From Dogs to Drunks

Well my last post was so good I did not have the courage to write another. About six months ago we were discussing various scenarios by which a landlord could be held liable in California for injuries or property damage occasioned by her tenants. We discussed how, if she knows about a tenant’s animals’ dangerous propensities, she might have a duty to prevent injuries of property damage to others arising from such dangerous propensities. Citation to the holy hand grenade scene must have subconsciously made me think I had reached my pinnacle in blog writing material. No more blog posts! Until now.


What inspired this sudden turn of events? Alcohol. And a recent Buffalo Wild Wings beer with a Buildium person.
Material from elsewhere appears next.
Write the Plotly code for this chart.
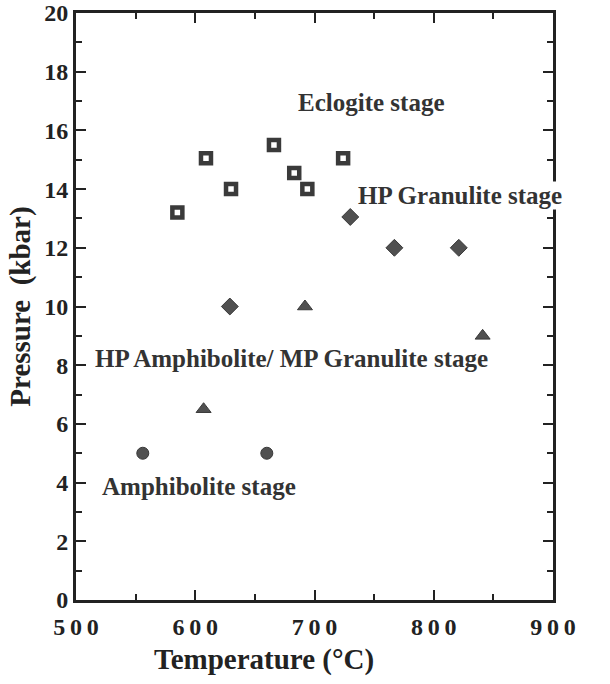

As we discussed Buildium and life over beers, it occurred to me that I needed to re-engage the ATPM blog readers regarding the perils of tenants’ overindulgence in alcohol and resultant personal injuries and property damage. Is there liability? If the landlord knows the tenant has a gun and is a heavy drinker, is she liable if the tenant shoots someone while drunk? Is the drinker the equivalent of a dangerous dog?

In California, the landlord will not have a duty where she merely knows the tenant is a drinker and has guns. In one case, the plaintiff was a visitor of the tenants and was shot when the tenant was drinking. The landlord knew the tenant was a drinker and knew he had firearms. The landlord was not aware of any circumstances that suggested the tenant was dangerous with the guns when drinking. So there really was no notice to the landlord of a danger she should have prevented or been warned about. “If the court concludes the injury was not foreseeable, there was no duty.”  Sturgeon v. Curnutt, 29 Cal. App. 4th 301, 306 (1994).  The court here concluded the injury was not foreseeable. And thus the landlord had no duty to prevent it. The landlord won.

In a similar case, a college was exonerated from civil liability for injuries sustained after some students got drunk and went racing.  I’m sorry — “became intoxicated” and “engaged in a speed contest.” In this case, the court held that it was not foreseeable that in-dormitory drinking would lead to an off-campus automobile drag race. The “conduct of students, without known violent propensities and without knowledge that they would drink to excess and thereafter operate motor vehicles, does not rise to the level of foreseeable harm as does a case where the tenant has a known vicious dog.”  Baldwin v. Zoradi, 123 Cal. App. 3d 275, 294 (1981).

Obviously, the appellate justices in that case had not seen the second-greatest movie of all time — Animal House.